• _WHAT TO DO_
Starting with the first line of the data below, copy each line up to and including the one containing "const seriesValues = [h2, ch4, co, co2, thermal, requiredCO];". Pictures stay out.

((

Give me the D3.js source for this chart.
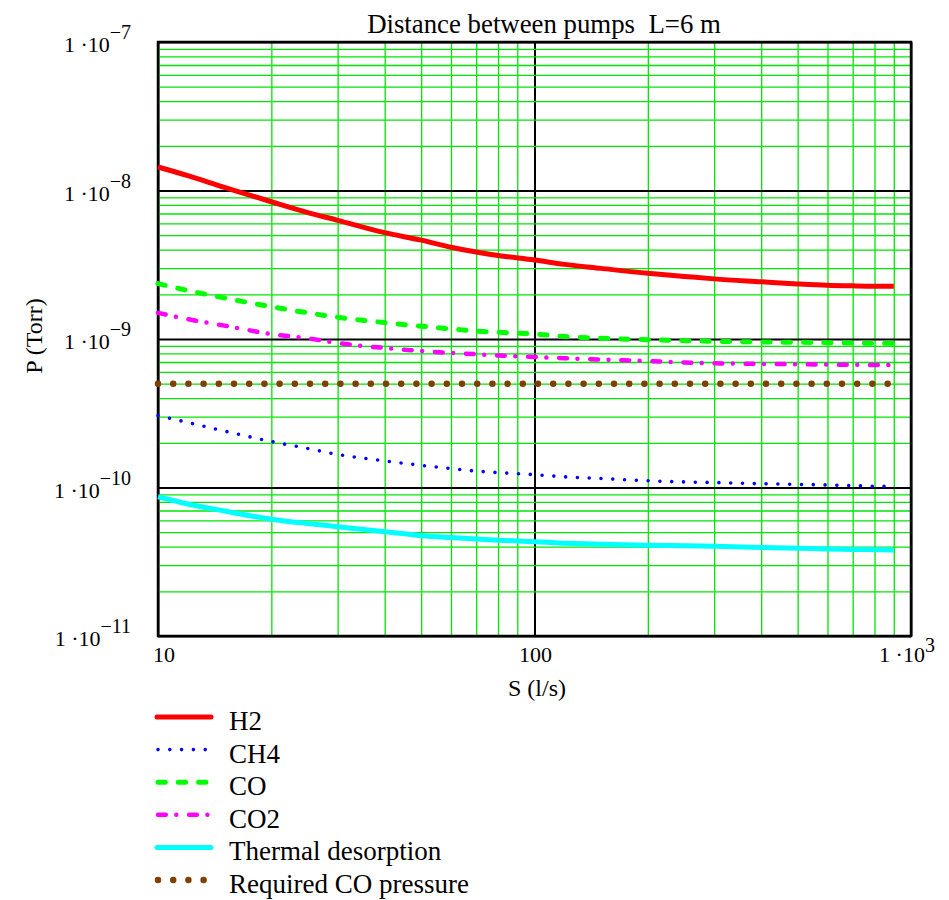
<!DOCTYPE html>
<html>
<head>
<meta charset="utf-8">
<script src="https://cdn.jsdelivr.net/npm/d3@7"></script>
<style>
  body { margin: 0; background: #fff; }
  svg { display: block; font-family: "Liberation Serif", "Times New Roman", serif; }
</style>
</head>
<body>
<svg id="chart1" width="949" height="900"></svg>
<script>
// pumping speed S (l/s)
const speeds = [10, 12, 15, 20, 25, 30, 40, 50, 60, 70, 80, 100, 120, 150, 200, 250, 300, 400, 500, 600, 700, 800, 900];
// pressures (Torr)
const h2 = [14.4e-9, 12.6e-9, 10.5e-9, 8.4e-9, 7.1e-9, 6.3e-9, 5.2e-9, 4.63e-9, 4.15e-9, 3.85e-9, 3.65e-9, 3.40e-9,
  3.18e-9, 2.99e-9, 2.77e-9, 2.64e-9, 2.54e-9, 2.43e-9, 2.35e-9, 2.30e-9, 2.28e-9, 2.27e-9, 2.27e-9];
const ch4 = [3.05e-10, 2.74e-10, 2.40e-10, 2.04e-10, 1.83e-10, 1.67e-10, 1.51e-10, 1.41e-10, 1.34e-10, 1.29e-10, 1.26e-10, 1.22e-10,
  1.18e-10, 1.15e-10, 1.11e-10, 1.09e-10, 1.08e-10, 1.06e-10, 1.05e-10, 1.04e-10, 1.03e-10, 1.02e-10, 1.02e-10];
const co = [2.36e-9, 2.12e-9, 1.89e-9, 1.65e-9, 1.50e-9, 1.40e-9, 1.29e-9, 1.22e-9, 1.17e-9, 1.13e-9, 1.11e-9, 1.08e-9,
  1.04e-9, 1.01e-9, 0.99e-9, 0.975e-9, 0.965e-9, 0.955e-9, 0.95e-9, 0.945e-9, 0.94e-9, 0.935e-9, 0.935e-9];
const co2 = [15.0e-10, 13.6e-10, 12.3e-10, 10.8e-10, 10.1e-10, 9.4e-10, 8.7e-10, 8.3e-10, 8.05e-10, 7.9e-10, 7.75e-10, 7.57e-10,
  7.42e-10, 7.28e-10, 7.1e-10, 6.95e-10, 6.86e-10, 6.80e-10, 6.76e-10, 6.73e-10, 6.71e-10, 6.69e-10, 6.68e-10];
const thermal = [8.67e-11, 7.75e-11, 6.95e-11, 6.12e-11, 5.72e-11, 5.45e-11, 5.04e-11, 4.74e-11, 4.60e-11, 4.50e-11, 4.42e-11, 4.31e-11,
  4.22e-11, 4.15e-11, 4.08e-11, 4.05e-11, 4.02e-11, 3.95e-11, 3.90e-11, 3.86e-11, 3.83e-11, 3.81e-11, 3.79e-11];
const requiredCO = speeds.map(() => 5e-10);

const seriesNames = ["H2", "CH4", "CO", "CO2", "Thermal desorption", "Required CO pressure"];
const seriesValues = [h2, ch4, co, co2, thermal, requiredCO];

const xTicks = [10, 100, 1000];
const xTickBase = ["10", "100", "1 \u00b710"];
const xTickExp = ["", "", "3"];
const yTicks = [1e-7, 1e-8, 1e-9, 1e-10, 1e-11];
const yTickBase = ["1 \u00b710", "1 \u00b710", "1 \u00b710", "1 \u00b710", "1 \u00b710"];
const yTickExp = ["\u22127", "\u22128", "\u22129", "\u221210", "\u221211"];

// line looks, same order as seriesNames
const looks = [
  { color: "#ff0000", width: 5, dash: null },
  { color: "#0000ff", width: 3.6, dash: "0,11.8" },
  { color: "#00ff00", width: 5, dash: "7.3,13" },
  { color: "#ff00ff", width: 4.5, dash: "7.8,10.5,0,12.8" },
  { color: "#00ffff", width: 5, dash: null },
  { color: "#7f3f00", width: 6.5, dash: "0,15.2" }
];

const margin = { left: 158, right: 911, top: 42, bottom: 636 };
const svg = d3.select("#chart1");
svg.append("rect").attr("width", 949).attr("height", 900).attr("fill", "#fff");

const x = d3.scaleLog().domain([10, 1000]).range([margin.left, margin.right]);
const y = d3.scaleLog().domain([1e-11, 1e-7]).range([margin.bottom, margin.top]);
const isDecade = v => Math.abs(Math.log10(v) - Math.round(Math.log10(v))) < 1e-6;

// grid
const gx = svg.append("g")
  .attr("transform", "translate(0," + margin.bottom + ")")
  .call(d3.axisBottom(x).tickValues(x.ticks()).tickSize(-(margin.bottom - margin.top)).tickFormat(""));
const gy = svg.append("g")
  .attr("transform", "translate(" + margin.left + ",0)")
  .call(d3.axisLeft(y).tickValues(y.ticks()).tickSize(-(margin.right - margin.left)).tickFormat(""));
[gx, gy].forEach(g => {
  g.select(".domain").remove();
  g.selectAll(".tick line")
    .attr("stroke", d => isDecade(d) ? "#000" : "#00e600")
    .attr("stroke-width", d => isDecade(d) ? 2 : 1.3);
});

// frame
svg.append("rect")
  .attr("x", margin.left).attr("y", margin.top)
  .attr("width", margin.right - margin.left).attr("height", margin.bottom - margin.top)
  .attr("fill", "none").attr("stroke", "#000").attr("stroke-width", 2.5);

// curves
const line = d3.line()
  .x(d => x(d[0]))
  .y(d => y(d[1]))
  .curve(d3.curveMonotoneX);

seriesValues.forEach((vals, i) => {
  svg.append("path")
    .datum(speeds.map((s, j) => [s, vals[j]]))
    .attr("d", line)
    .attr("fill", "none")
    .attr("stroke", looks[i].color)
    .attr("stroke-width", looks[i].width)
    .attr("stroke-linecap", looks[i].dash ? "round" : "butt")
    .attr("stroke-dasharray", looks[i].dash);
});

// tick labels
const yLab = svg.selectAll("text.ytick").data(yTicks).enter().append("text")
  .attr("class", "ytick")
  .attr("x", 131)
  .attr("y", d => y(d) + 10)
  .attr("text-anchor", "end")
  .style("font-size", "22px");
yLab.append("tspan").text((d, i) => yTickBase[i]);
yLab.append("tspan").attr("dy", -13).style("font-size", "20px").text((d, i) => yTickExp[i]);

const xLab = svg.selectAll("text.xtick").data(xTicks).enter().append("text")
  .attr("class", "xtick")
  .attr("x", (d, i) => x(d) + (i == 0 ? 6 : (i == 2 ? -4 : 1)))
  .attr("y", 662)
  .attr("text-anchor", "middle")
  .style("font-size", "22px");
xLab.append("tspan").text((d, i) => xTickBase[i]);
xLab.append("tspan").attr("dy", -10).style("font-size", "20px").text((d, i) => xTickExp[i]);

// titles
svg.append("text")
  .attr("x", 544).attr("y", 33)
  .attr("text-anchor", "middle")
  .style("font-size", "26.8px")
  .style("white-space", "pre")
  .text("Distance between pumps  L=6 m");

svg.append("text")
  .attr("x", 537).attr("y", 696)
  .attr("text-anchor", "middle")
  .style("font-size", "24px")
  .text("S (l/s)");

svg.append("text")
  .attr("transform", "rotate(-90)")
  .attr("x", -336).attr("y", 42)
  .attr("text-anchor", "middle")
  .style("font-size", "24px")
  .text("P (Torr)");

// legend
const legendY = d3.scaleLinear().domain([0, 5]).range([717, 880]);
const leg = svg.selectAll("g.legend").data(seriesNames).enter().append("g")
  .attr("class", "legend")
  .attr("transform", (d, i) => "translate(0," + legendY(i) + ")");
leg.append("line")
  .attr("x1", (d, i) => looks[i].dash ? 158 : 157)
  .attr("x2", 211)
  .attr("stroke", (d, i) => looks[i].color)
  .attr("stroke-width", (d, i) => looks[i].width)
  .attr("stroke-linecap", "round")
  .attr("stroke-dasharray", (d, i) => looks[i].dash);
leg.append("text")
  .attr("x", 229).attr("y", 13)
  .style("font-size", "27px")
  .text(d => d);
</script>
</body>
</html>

))

• _RESULT BELOW_
Give me the D3.js source for this chart.
<!DOCTYPE html>
<html>
<head>
<meta charset="utf-8">
<script src="https://cdn.jsdelivr.net/npm/d3@7"></script>
<style>
  body { margin: 0; background: #fff; }
  svg { display: block; font-family: "Liberation Serif", "Times New Roman", serif; }
</style>
</head>
<body>
<svg id="chart1" width="949" height="900"></svg>
<script>
// pumping speed S (l/s)
const speeds = [10, 12, 15, 20, 25, 30, 40, 50, 60, 70, 80, 100, 120, 150, 200, 250, 300, 400, 500, 600, 700, 800, 900];
// pressures (Torr)
const h2 = [14.4e-9, 12.6e-9, 10.5e-9, 8.4e-9, 7.1e-9, 6.3e-9, 5.2e-9, 4.63e-9, 4.15e-9, 3.85e-9, 3.65e-9, 3.40e-9,
  3.18e-9, 2.99e-9, 2.77e-9, 2.64e-9, 2.54e-9, 2.43e-9, 2.35e-9, 2.30e-9, 2.28e-9, 2.27e-9, 2.27e-9];
const ch4 = [3.05e-10, 2.74e-10, 2.40e-10, 2.04e-10, 1.83e-10, 1.67e-10, 1.51e-10, 1.41e-10, 1.34e-10, 1.29e-10, 1.26e-10, 1.22e-10,
  1.18e-10, 1.15e-10, 1.11e-10, 1.09e-10, 1.08e-10, 1.06e-10, 1.05e-10, 1.04e-10, 1.03e-10, 1.02e-10, 1.02e-10];
const co = [2.36e-9, 2.12e-9, 1.89e-9, 1.65e-9, 1.50e-9, 1.40e-9, 1.29e-9, 1.22e-9, 1.17e-9, 1.13e-9, 1.11e-9, 1.08e-9,
  1.04e-9, 1.01e-9, 0.99e-9, 0.975e-9, 0.965e-9, 0.955e-9, 0.95e-9, 0.945e-9, 0.94e-9, 0.935e-9, 0.935e-9];
const co2 = [15.0e-10, 13.6e-10, 12.3e-10, 10.8e-10, 10.1e-10, 9.4e-10, 8.7e-10, 8.3e-10, 8.05e-10, 7.9e-10, 7.75e-10, 7.57e-10,
  7.42e-10, 7.28e-10, 7.1e-10, 6.95e-10, 6.86e-10, 6.80e-10, 6.76e-10, 6.73e-10, 6.71e-10, 6.69e-10, 6.68e-10];
const thermal = [8.67e-11, 7.75e-11, 6.95e-11, 6.12e-11, 5.72e-11, 5.45e-11, 5.04e-11, 4.74e-11, 4.60e-11, 4.50e-11, 4.42e-11, 4.31e-11,
  4.22e-11, 4.15e-11, 4.08e-11, 4.05e-11, 4.02e-11, 3.95e-11, 3.90e-11, 3.86e-11, 3.83e-11, 3.81e-11, 3.79e-11];
const requiredCO = speeds.map(() => 5e-10);

const seriesNames = ["H2", "CH4", "CO", "CO2", "Thermal desorption", "Required CO pressure"];
const seriesValues = [h2, ch4, co, co2, thermal, requiredCO];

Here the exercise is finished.